It isn't often that I share my personal medical history with my fellow actors, but there's a connection, I swear.
About 9 months ago, I started getting severe headaches mainly at night, after long days at the computer. I thought they would simply pass, but after 4 weeks of excruciating neck, head and eye pain I thought I had a recurrence of Lyme Disease, which I had several months prior. I had gone to a doctor for that, did the Western Blot, the whole nine. No trace of Lyme's. Whew, that was reassuring. So I took some Advil and the headaches would go away, but after a few weeks I thought, okay what gives, why am I still having these blinding headaches, when I'm not on Advil? So, that week the doctor ruled out migraines and sent me to a neuro-specialist. What fun it was getting my finger tips electrocuted repeatedly for 2 hours to measure the intensity of my nerve reactions.

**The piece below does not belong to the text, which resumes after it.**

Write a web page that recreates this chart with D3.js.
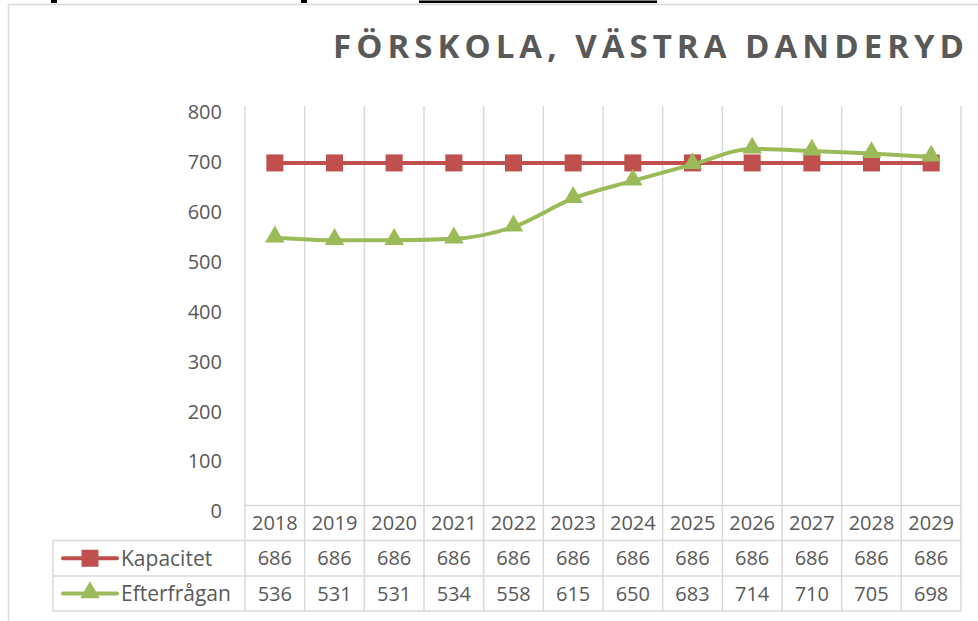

So then it's CAT scans one week, and MRIs the next. MRIs that took over an hour and a half in complete stillness. Yea, try keeping an actor/musician still for 5 minutes, let alone over an hour! At that point I started to bring in the drama and thought okay I have a brain tumor, this is not good. I had to wait over a week, all the while going to physical therapy for the neck stiffness and the neck pain, and a 4 hr visit to the emergency room at 2am because I though I was going to die! Finally, the neurologist calls to tell me he thinks I have a brain lesion, and that we needed to either confirm or rule it out.
What is a brian lesion? I scoured and scraped the internet for information and found nothing!
Thanks for that Doc. I have something that is barely even written about?
This was at 4pm on a friday. Happy weekend, Paul!
Now, after a long and nerve-wracking weekend of self- pity coupled with bouts of "I'm gonna die," I decided to take matters in my own hands while waiting for the second opinion from another neurologist. While watching a tabloid news channel I saw a paparazzi clip of Jennifer Aniston walking out of a gym with her rolled up Yoga matt and thought... I'm going to do some simple Yoga while I wait for their answer. It can't hurt, right?
I tried some simple stretching at first..breathing and slow moves to stretch my aching neck and head. I even went online to YouTube to learn some other exercises. I am not an expert, but rather someone who totally blew off Yoga as something that was "New Agey" and quite frankly, useless. Man, was I ever wrong.
The stretching and breathing brought the much-needed oxygen to my cervical area...Yes, men have a cervical area. Everyone does, it's just at the base of your head where your neck and spinal chord meet. But, I stopped the Yoga and thought nothing of it. In the meantime, the second opinion comes in and they tell me it's just a little spot on my frontal lobe. Nothing to worry about. So, now I have a non-diagnosis and a spot on my brain. Come on dude, don't they make a "spot-remover" for that?
What the heck is it? What's wrong with me? Why do I get these bad headaches? Turns out I never got diagnosed. But as an actor, musician, producer, designer who spends a lot of time writing in front of a computer. This had to stop. I just couldn't focus or concentrate on anything.
As actors, we often think that we have to live a certain way...do the stereotypical things other actors do. Eat light, be thin, be spiritual, do yoga, be healthy, be active, be agile, and be mentally fit, and guess what....we should! But not just as actors, but as human beings. Being healthy is not just for actors and performers. It's for everyone.
After 3 weeks of working out with free-weights and Yoga...my headaches are coming on only once every two weeks, if that, and that's because I'm being lazy. In essence the yoga and exercise have saved my life because I now don't have to depend on Advil, and, nor do I have to anticipate the headache coming on at the end of the day. It just doesn't come.
The brain, my friends, needs oxygen. Your muscles need oxygen to live and thrive too. It's vital to the process of running your human engine. When you provide your muscles with oxygen, they dilate and fill with blood. If you stay inactive, it's like running your blood through a tight little straw. But, when you exercise and pump blood through your muscles and brain, it's like a fire hose carrying life to the rest of your body. Ain't that a visual.
Sometimes Doctors don't have all the answers, even with today's technologies. Like we do as actors, we visualize and we tap into sense memory because we are highly visual beings. We know just how to recall an emotion. When it come to saving your own life, you almost have to use the same techniques. Think about where it hurts and why, what is happening to your body when it ails and visualize your pain so you can describe it to your doctor. And, most importantly be open-minded to things that may otherwise be outside your normal reality.
Watching Jennifer walk out of that gym, seeing her healthy body and vibrant self walk so assuredly out of that gym, captured my imagination and inspired me to try something I would have never thought to do.
If you're an actor – work out, breath, do yoga, eat well and teach your fellow actors all you know. A healthy actor is a smart, intuitive and clearly thinking actor.
And, thanks Jen. Thanks for giving me that idea and saving me from excruciating headaches.